In Separ v. County of Nassau, 2025 WL 51206 (E.D.N.Y. Jan. 8, 2025), the court denied defendant’s motion to enforce a settlement agreement/breach of the settlement agreement.
The court outlined the facts as follows:
The parties achieved a settlement in principle in this employment discrimination case during a settlement conference held before the undersigned on June 13, 2024. The settlement was for a sum certain, an exchange of releases and a non-disclosure/confidentiality agreement. They left the settlement table with a shake of hands and the task of preparing formal documents for execution, coupled with the Court’s direction to file the stipulation of dismissal. The documents were prepared, but apparently the execution of the settlement documents became nothing short of a Sisyphean task, to the point where Plaintiff executed the main Settlement Agreement and signed all of the documents with the lone exception of Exhibit “D”: a confidentiality and non-disparagement acknowledgment form that the Settlement Agreement itself mandated her to sign. Since the settlement involves a non-disclosure provision in the context of the resolution of discrimination claims, both N.Y. General Obligations Law 5-336 and N.Y. C.P.L.R. 5003-B apply, providing a 21-day preference period, along with a 7-day period to revoke the agreement.

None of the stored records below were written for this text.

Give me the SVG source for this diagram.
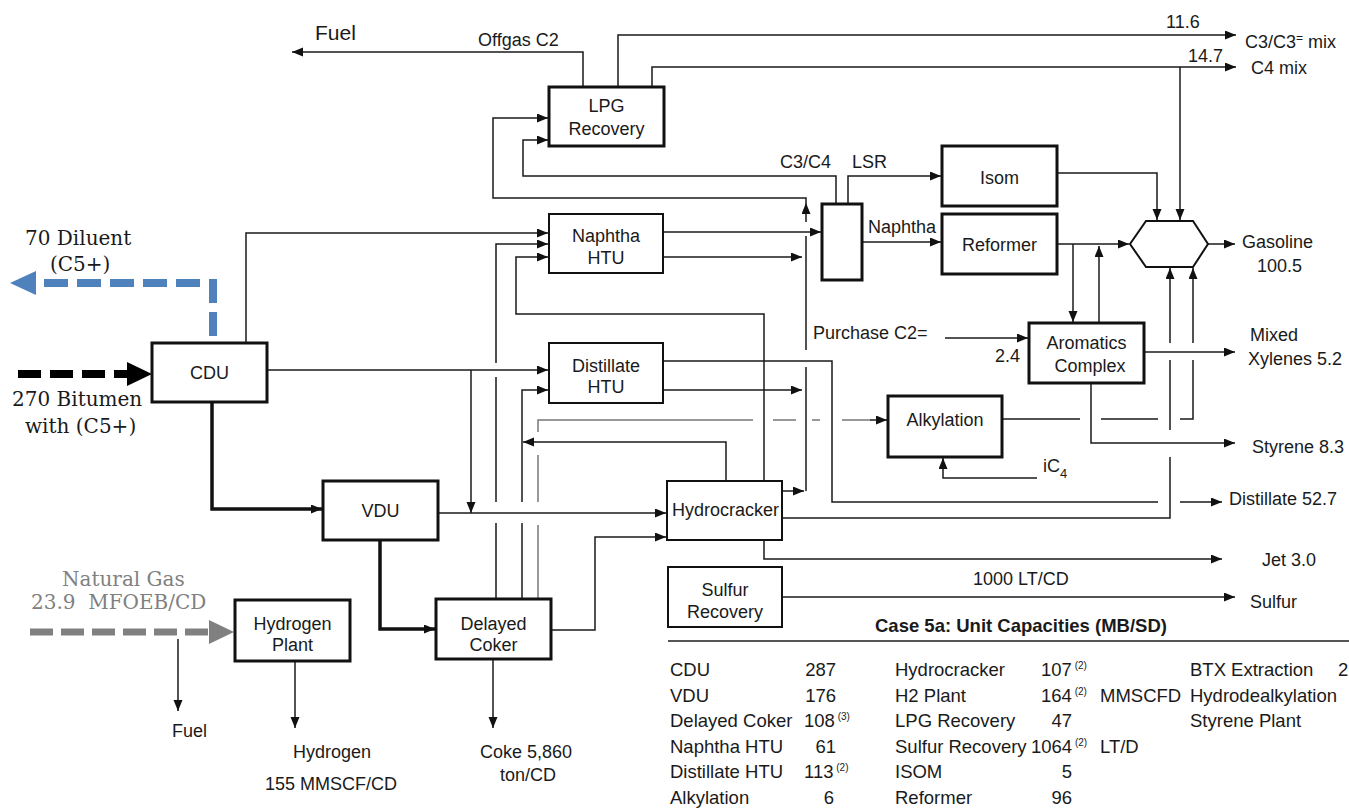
<svg xmlns="http://www.w3.org/2000/svg" width="1349" height="808" viewBox="0 0 1349 808">
<defs>
<marker id="arr" markerUnits="userSpaceOnUse" markerWidth="12" markerHeight="10" refX="11" refY="4.5" orient="auto"><path d="M0,0 L11,4.5 L0,9 z" fill="#111"/></marker>
<style>
text{font-family:"Liberation Sans",Arial,sans-serif;font-size:18px;fill:#1a1a1a}
.box{fill:#fff;stroke:#111;stroke-width:3}
.thin{fill:#fff;stroke:#111;stroke-width:2}
.c{fill:none;stroke:#1a1a1a;stroke-width:1.5}
.ca{fill:none;stroke:#1a1a1a;stroke-width:1.5;marker-end:url(#arr)}
.thick{fill:none;stroke:#111;stroke-width:3.5;marker-end:url(#arr)}
.gr{fill:none;stroke:#777;stroke-width:1.5}
.serif{font-family:"DejaVu Serif","Liberation Serif",serif;font-size:20px}
.tb{font-size:18.5px}
.sup{font-size:10px}
</style>
</defs>
<rect width="1349" height="808" fill="#fff"/>

<g id="connectors">
<path class="ca" d="M583,87 V52 H292"/>
<path class="ca" d="M618,87 V35 H1236"/>
<path class="ca" d="M652,87 V67 H1236"/>
<path class="ca" d="M1180,67 V220"/>
<path class="ca" d="M806,491 V367 M806,350 V236 M806,222 V203"/>
<path class="ca" d="M806,203 V198 H493 V118 H548"/>
<path class="ca" d="M836,204 V176 H523 V140 H548"/>
<path class="ca" d="M848,204 V176 H941"/>
<path class="ca" d="M862,242 H941"/>
<path class="ca" d="M246,343 V233 H548"/>
<path class="ca" d="M496,599 V523 M496,502 V377 M496,363 V244 H548"/>
<path class="ca" d="M764,481 V314 H516 V257 H548"/>
<path class="ca" d="M663,361 H832 V502 H1158 M1180,502 H1222"/>
<path class="ca" d="M663,390 H802"/>
<path class="ca" d="M663,257 H802"/>
<path class="ca" d="M663,232 H821"/>
<path class="ca" d="M267,370 H548"/>
<path class="ca" d="M471,370 V513"/>
<path class="ca" d="M522,599 V523 M522,502 V390 H548"/>
<path class="ca" d="M726,481 V442 H523"/>
<path class="gr" d="M538,599 V525 M538,502 V455 M538,432 V420 H753 M773,420 H796 M812,420 H820 M842,420 H870"/>
<path class="ca" d="M870,420 H887"/>
<path class="ca" d="M438,513 H666"/>
<path class="ca" d="M551,630 H595 V537 H666"/>
<path class="thick" d="M212,402 V509 H322"/>
<path class="thick" d="M380,540 V629 H435"/>
<path class="ca" d="M782,491 H804"/>
<path class="ca" d="M782,518 H1170 V457 M1170,430 V360 M1170,343 V268"/>
<path class="ca" d="M764,540 V559 H1222"/>
<path class="ca" d="M782,597 H1235"/>
<path class="ca" d="M1057,173 H1157 V220"/>
<path class="ca" d="M1057,244 H1129"/>
<path class="ca" d="M1073,244 V322"/>
<path class="ca" d="M1099,323 V246"/>
<path class="ca" d="M1208,244 H1235"/>
<path class="ca" d="M1002,419 H1080 M1101,419 H1158 M1180,419 H1193 V360 M1193,343 V268"/>
<path class="ca" d="M1144,352 H1235"/>
<path class="ca" d="M1091,383 V443 H1235"/>
<path class="ca" d="M945,338 H1028"/>
<path class="ca" d="M1037,478 H943 V458"/>
<path d="M213,336 V283 H34" fill="none" stroke="#4f81bd" stroke-width="8" stroke-dasharray="24 9"/>
<polygon points="10,283 36,271 36,295" fill="#4f81bd"/>
<path d="M18,374 H127" fill="none" stroke="#000" stroke-width="8" stroke-dasharray="23 9"/>
<polygon points="127,362 152,374 127,386" fill="#000"/>
<path d="M30,632 H210" fill="none" stroke="#808080" stroke-width="7" stroke-dasharray="23 8"/>
<polygon points="209,620 234,632 209,644" fill="#808080"/>
<path class="ca" d="M178,639 V711"/>
<path class="ca" d="M295,661 V728"/>
<path class="ca" d="M493,659 V728"/>
</g>

<g id="lpg"><rect class="box" x="549" y="87" width="115" height="59"/><text x="606.5" y="112" text-anchor="middle">LPG</text><text x="606.5" y="135" text-anchor="middle">Recovery</text></g>
<g id="naphtha-htu"><rect class="thin" x="549" y="214" width="114" height="59"/><text x="606" y="242" text-anchor="middle">Naphtha</text><text x="606" y="264" text-anchor="middle">HTU</text></g>
<g id="distillate-htu"><rect class="thin" x="549" y="343" width="114" height="60"/><text x="606" y="372" text-anchor="middle">Distillate</text><text x="606" y="393" text-anchor="middle">HTU</text></g>
<g id="cdu"><rect class="box" x="152" y="343" width="115" height="59"/><text x="209.5" y="379" text-anchor="middle">CDU</text></g>
<g id="vdu"><rect class="box" x="323" y="481" width="115" height="59"/><text x="380.5" y="517" text-anchor="middle">VDU</text></g>
<g id="hydrogen-plant"><rect class="box" x="235" y="600" width="115" height="61"/><text x="292.5" y="630" text-anchor="middle">Hydrogen</text><text x="292.5" y="651" text-anchor="middle">Plant</text></g>
<g id="delayed-coker"><rect class="box" x="436" y="599" width="115" height="60"/><text x="493.5" y="630" text-anchor="middle">Delayed</text><text x="493.5" y="651" text-anchor="middle">Coker</text></g>
<g id="hydrocracker"><rect class="thin" x="667" y="481" width="115" height="59"/><text x="672" y="516">Hydrocracker</text></g>
<g id="sulfur-recovery"><rect class="thin" x="668" y="567" width="114" height="60"/><text x="725" y="596" text-anchor="middle">Sulfur</text><text x="725" y="618" text-anchor="middle">Recovery</text></g>
<g id="splitter"><rect class="box" x="822" y="204" width="40" height="76" stroke-width="2.5"/></g>
<g id="isom"><rect class="box" x="942" y="146" width="115" height="60"/><text x="999.5" y="184" text-anchor="middle">Isom</text></g>
<g id="reformer"><rect class="box" x="942" y="214" width="115" height="60"/><text x="999.5" y="251" text-anchor="middle">Reformer</text></g>
<g id="aromatics"><rect class="box" x="1029" y="323" width="115" height="60"/><text x="1086.5" y="349" text-anchor="middle">Aromatics</text><text x="1090" y="372" text-anchor="middle">Complex</text></g>
<g id="alkylation"><rect class="box" x="888" y="396" width="114" height="61"/><text x="945" y="426" text-anchor="middle">Alkylation</text></g>
<g id="gasoline-blender"><polygon points="1130,244 1146,221 1193,221 1208,244 1193,267 1146,267" fill="#fff" stroke="#111" stroke-width="2"/></g>

<g id="labels">
<text x="315" y="40" style="font-size:21px">Fuel</text>
<text x="478" y="46">Offgas C2</text>
<text x="1166" y="28">11.6</text>
<text x="1188" y="62">14.7</text>
<text x="1245" y="48">C3/C3<tspan dy="-6" style="font-size:12px">=</tspan><tspan dy="6"> mix</tspan></text>
<text x="1251" y="74">C4 mix</text>
<text x="780" y="168">C3/C4</text>
<text x="852" y="168">LSR</text>
<text x="868" y="233">Naphtha</text>
<text x="1242" y="248">Gasoline</text>
<text x="1257" y="272">100.5</text>
<text x="813" y="339">Purchase C2=</text>
<text x="995" y="362">2.4</text>
<text x="1250" y="341">Mixed</text>
<text x="1248" y="365">Xylenes 5.2</text>
<text x="1252" y="453">Styrene 8.3</text>
<text x="1043" y="472">iC<tspan dy="6" style="font-size:13px">4</tspan></text>
<text x="1229" y="505">Distillate 52.7</text>
<text x="1262" y="566">Jet 3.0</text>
<text x="973" y="585">1000 LT/CD</text>
<text x="1250" y="608">Sulfur</text>
<text class="serif" x="25" y="245">70 Diluent</text>
<text class="serif" x="50" y="271">(C5+)</text>
<text class="serif" x="12" y="406">270 Bitumen</text>
<text class="serif" x="25" y="433">with (C5+)</text>
<text class="serif" x="62" y="586" style="fill:#808080">Natural Gas</text>
<text class="serif" x="31" y="609" style="fill:#808080" xml:space="preserve">23.9  MFOEB/CD</text>
<text x="172" y="737">Fuel</text>
<text x="293" y="758">Hydrogen</text>
<text x="265" y="790">155 MMSCF/CD</text>
<text x="480" y="758">Coke 5,860</text>
<text x="500" y="781">ton/CD</text>
</g>

<g id="table">
<text x="875" y="632" style="font-weight:bold;font-size:18.5px">Case 5a: Unit Capacities (MB/SD)</text>
<line x1="668" y1="641" x2="1349" y2="641" stroke="#555" stroke-width="2"/>
<text class="tb" x="670" y="676">CDU</text><text class="tb" x="836" y="676" text-anchor="end">287</text>
<text class="tb" x="670" y="702">VDU</text><text class="tb" x="836" y="702" text-anchor="end">176</text>
<text class="tb" x="670" y="727">Delayed Coker</text><text class="tb" x="804" y="727">108<tspan class="sup" dy="-7"> (3)</tspan></text>
<text class="tb" x="670" y="753">Naphtha HTU</text><text class="tb" x="836" y="753" text-anchor="end">61</text>
<text class="tb" x="670" y="778">Distillate HTU</text><text class="tb" x="804" y="778">113<tspan class="sup" dy="-7"> (2)</tspan></text>
<text class="tb" x="670" y="804">Alkylation</text><text class="tb" x="834" y="804" text-anchor="end">6</text>
<text class="tb" x="895" y="676">Hydrocracker</text><text class="tb" x="1041" y="676">107<tspan class="sup" dy="-7"> (2)</tspan></text>
<text class="tb" x="895" y="702">H2 Plant</text><text class="tb" x="1041" y="702">164<tspan class="sup" dy="-7"> (2)</tspan></text><text class="tb" x="1100" y="702">MMSCFD</text>
<text class="tb" x="895" y="727">LPG Recovery</text><text class="tb" x="1072" y="727" text-anchor="end">47</text>
<text class="tb" x="895" y="753">Sulfur Recovery</text><text class="tb" x="1031" y="753">1064<tspan class="sup" dy="-7"> (2)</tspan></text><text class="tb" x="1100" y="753">LT/D</text>
<text class="tb" x="895" y="778">ISOM</text><text class="tb" x="1072" y="778" text-anchor="end">5</text>
<text class="tb" x="895" y="804">Reformer</text><text class="tb" x="1072" y="804" text-anchor="end">96</text>
<text class="tb" x="1190" y="676">BTX Extraction</text><text class="tb" x="1338" y="676">2</text>
<text class="tb" x="1190" y="702">Hydrodealkylation</text>
<text class="tb" x="1190" y="727">Styrene Plant</text>
</g>
</svg>
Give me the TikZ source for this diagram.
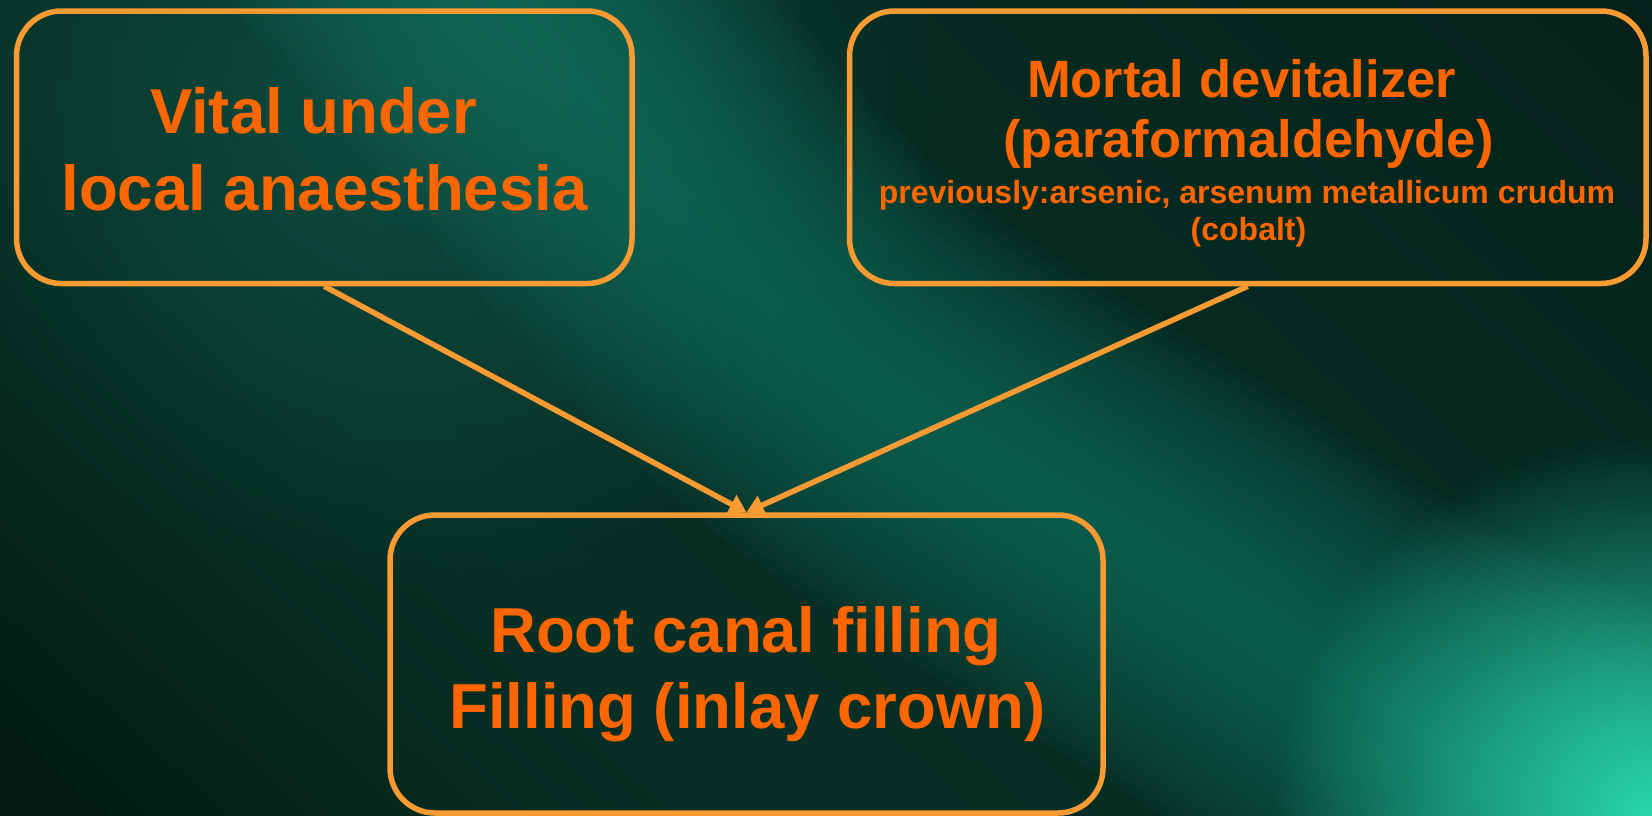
\documentclass[tikz,border=0pt]{standalone}
\usepackage{fontspec}
\setmainfont{Liberation Sans}
\usetikzlibrary{arrows.meta,fadings}
\definecolor{edge}{HTML}{FA9A32}
\definecolor{ink}{HTML}{FF6600}
\definecolor{glow}{HTML}{2AD6AE}
\definecolor{bandc}{HTML}{177060}
\definecolor{ca}{HTML}{000806}
\definecolor{cb}{HTML}{010F0B}
\definecolor{cc}{HTML}{031A14}
\definecolor{cd}{HTML}{062A20}
\definecolor{ce}{HTML}{082F26}
\definecolor{cf}{HTML}{072C22}
\definecolor{cg}{HTML}{05281F}
\definecolor{ch}{HTML}{05211A}
\definecolor{ci}{HTML}{041C16}
\pgfdeclarehorizontalshading{bgbase}{100bp}{color(0bp)=(ca); color(20bp)=(cb); color(30bp)=(cc); color(37bp)=(cd); color(42bp)=(ce); color(50bp)=(cf); color(62bp)=(cg); color(70bp)=(ch); color(80bp)=(ci); color(100bp)=(ci)}
\tikzfading[name=glowfade, inner color=transparent!0, outer color=transparent!100]
\begin{document}
\begin{tikzpicture}[x=1pt,y=-1pt,
  box/.style={draw=edge, line width=5.5pt, rounded corners=45pt, inner sep=0pt},
  big/.style={text=ink, font=\bfseries\fontsize{63.5}{76}\selectfont, anchor=base, inner sep=0pt},
  mid/.style={text=ink, font=\bfseries\fontsize{52.5}{60}\selectfont, anchor=base, inner sep=0pt},
  small/.style={text=ink, font=\bfseries\fontsize{32}{37}\selectfont, anchor=base, inner sep=0pt},
  link/.style={draw=edge, line width=5.5pt, -{Triangle[length=17pt,width=20pt]}},
  bandpath/.style={draw=bandc, line cap=round, line join=round, draw opacity=.065}]
\useasboundingbox (0,0) rectangle (1652,815);
\begin{scope}
\clip (0,0) rectangle (1652,815);
\shade[shading=bgbase, shading angle=48] (-174,-593) rectangle (1826,1407);
\foreach \w in {20,40,...,420}{
  \draw[bandpath, line width=\w pt]
    plot[smooth] coordinates {(400,-120) (560,60) (700,230) (850,370) (1000,470) (1200,590) (1400,715) (1750,880)};
}
\fill[bandc, path fading=glowfade, opacity=.5] (420,80) circle (520);
\fill[glow, path fading=glowfade] (1652,815) circle (380);
\end{scope}
\node[box, minimum width=615.5pt, minimum height=272.5pt] (lb) at (324.25,147.25) {};
\node[box, minimum width=796.5pt, minimum height=272.5pt] (rb) at (1247.75,147.25) {};
\node[box, minimum width=713pt, minimum height=298pt] (bb) at (746.5,664) {};
\node[big] (t1) at (313.5,133) {Vital under};
\node[big] (t2) at (324.5,210) {local anaesthesia};
\node[mid] (t3) at (1241.5,97) {Mortal devitalizer};
\node[mid] (t4) at (1248.5,157) {(paraformaldehyde)};
\node[small] (t5) at (1247,203) {previously:arsenic, arsenum metallicum crudum};
\node[small] (t6) at (1248.5,240) {(cobalt)};
\node[big] (t7) at (746,652) {Root canal filling};
\node[big] (t8) at (747.5,728) {Filling (inlay crown)};
\draw[link] (lb.south) -- (bb.north);
\draw[link] (rb.south) -- (bb.north);
\end{tikzpicture}
\end{document}
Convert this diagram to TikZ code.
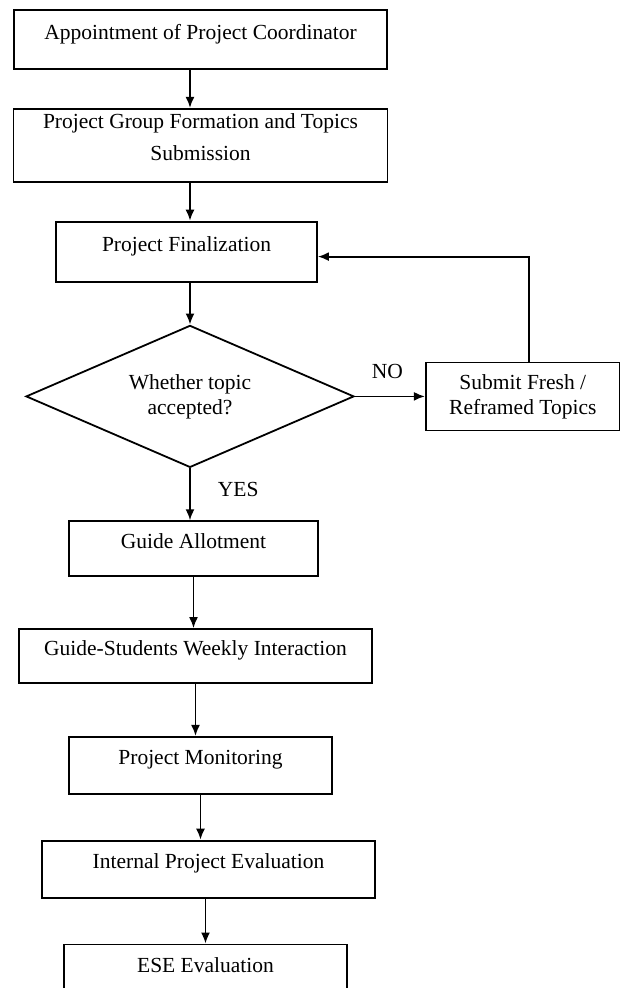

Plaintiff steadfastly refuses to execute Exhibit D to the Settlement Agreement. Defendant in turn filed the instant motion to enforce the Settlement Agreement (ECF No. 61-1, 2, 8, 9 and 10), which is opposed by Plaintiff (ECF No. 61-3, 4, 5, 6 and 7). The question raised on this motion is whether the refusal by Plaintiff to execute Exhibit D is a bar to enforcement of the settlement or instead a breach of the Settlement Agreement.
The court concluded that plaintiff “did not sign Exhibit D, which was integral to and part of the Settlement Agreement, the failure to sign of which means the Settlement Agreement never became effective” and that plaintiff “simply exercised her right within the 21-day period not to move forward with the settlement.”